WHAT THIS TASK INVOLVES: Copy out every line exactly, passing over the pictures.

----- MATERIAL PROVIDED

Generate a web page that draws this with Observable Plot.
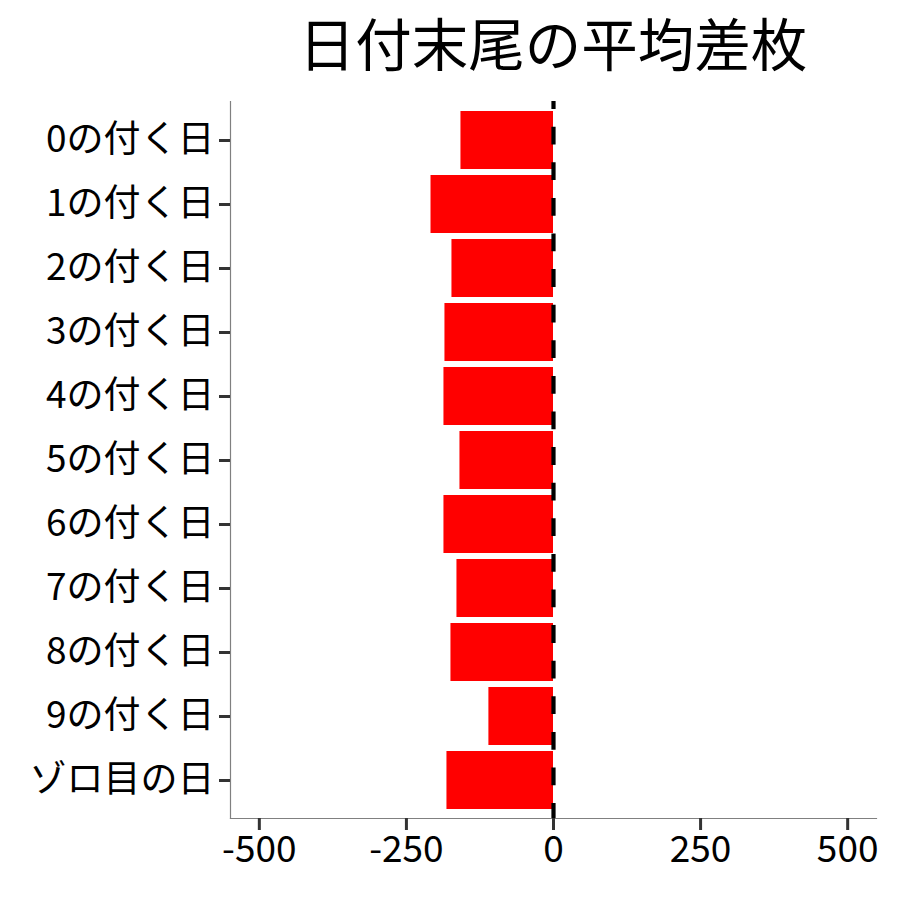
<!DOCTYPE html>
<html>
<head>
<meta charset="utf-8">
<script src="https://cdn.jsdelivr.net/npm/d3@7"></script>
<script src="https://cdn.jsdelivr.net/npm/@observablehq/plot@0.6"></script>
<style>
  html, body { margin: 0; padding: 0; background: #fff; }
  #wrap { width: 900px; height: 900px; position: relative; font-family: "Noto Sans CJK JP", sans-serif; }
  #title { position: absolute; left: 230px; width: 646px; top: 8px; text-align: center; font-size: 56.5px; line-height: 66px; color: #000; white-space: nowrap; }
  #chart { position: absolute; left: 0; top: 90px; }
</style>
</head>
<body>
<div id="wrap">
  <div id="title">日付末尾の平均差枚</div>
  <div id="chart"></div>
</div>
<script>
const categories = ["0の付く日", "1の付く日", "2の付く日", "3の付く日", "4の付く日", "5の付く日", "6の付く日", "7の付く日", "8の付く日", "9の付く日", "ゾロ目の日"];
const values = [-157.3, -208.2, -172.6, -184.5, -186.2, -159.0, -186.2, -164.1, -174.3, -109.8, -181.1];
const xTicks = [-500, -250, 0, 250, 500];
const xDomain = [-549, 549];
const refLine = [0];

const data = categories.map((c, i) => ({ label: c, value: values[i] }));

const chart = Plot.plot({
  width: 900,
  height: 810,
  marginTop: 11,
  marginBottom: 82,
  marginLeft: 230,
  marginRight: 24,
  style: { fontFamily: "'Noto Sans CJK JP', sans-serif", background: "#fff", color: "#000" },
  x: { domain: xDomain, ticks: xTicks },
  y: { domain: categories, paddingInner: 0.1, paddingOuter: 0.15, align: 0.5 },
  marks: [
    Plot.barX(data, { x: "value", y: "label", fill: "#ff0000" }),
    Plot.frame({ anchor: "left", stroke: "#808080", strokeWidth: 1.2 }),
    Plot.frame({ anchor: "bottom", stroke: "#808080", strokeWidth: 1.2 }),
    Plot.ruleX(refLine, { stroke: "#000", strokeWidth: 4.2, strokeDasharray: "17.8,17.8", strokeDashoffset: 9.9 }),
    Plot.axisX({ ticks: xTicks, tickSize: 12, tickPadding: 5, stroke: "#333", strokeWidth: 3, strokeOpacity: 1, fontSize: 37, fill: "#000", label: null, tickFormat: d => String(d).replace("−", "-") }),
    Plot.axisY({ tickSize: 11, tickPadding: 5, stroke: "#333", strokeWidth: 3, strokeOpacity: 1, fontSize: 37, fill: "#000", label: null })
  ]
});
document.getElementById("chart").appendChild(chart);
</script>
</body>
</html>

----------

OUTPUT BELOW:
Generate a web page that draws this with Observable Plot.
<!DOCTYPE html>
<html>
<head>
<meta charset="utf-8">
<script src="https://cdn.jsdelivr.net/npm/d3@7"></script>
<script src="https://cdn.jsdelivr.net/npm/@observablehq/plot@0.6"></script>
<style>
  html, body { margin: 0; padding: 0; background: #fff; }
  #wrap { width: 900px; height: 900px; position: relative; font-family: "Noto Sans CJK JP", sans-serif; }
  #title { position: absolute; left: 230px; width: 646px; top: 8px; text-align: center; font-size: 56.5px; line-height: 66px; color: #000; white-space: nowrap; }
  #chart { position: absolute; left: 0; top: 90px; }
</style>
</head>
<body>
<div id="wrap">
  <div id="title">日付末尾の平均差枚</div>
  <div id="chart"></div>
</div>
<script>
const categories = ["0の付く日", "1の付く日", "2の付く日", "3の付く日", "4の付く日", "5の付く日", "6の付く日", "7の付く日", "8の付く日", "9の付く日", "ゾロ目の日"];
const values = [-157.3, -208.2, -172.6, -184.5, -186.2, -159.0, -186.2, -164.1, -174.3, -109.8, -181.1];
const xTicks = [-500, -250, 0, 250, 500];
const xDomain = [-549, 549];
const refLine = [0];

const data = categories.map((c, i) => ({ label: c, value: values[i] }));

const chart = Plot.plot({
  width: 900,
  height: 810,
  marginTop: 11,
  marginBottom: 82,
  marginLeft: 230,
  marginRight: 24,
  style: { fontFamily: "'Noto Sans CJK JP', sans-serif", background: "#fff", color: "#000" },
  x: { domain: xDomain, ticks: xTicks },
  y: { domain: categories, paddingInner: 0.1, paddingOuter: 0.15, align: 0.5 },
  marks: [
    Plot.barX(data, { x: "value", y: "label", fill: "#ff0000" }),
    Plot.frame({ anchor: "left", stroke: "#808080", strokeWidth: 1.2 }),
    Plot.frame({ anchor: "bottom", stroke: "#808080", strokeWidth: 1.2 }),
    Plot.ruleX(refLine, { stroke: "#000", strokeWidth: 4.2, strokeDasharray: "17.8,17.8", strokeDashoffset: 9.9 }),
    Plot.axisX({ ticks: xTicks, tickSize: 12, tickPadding: 5, stroke: "#333", strokeWidth: 3, strokeOpacity: 1, fontSize: 37, fill: "#000", label: null, tickFormat: d => String(d).replace("−", "-") }),
    Plot.axisY({ tickSize: 11, tickPadding: 5, stroke: "#333", strokeWidth: 3, strokeOpacity: 1, fontSize: 37, fill: "#000", label: null })
  ]
});
document.getElementById("chart").appendChild(chart);
</script>
</body>
</html>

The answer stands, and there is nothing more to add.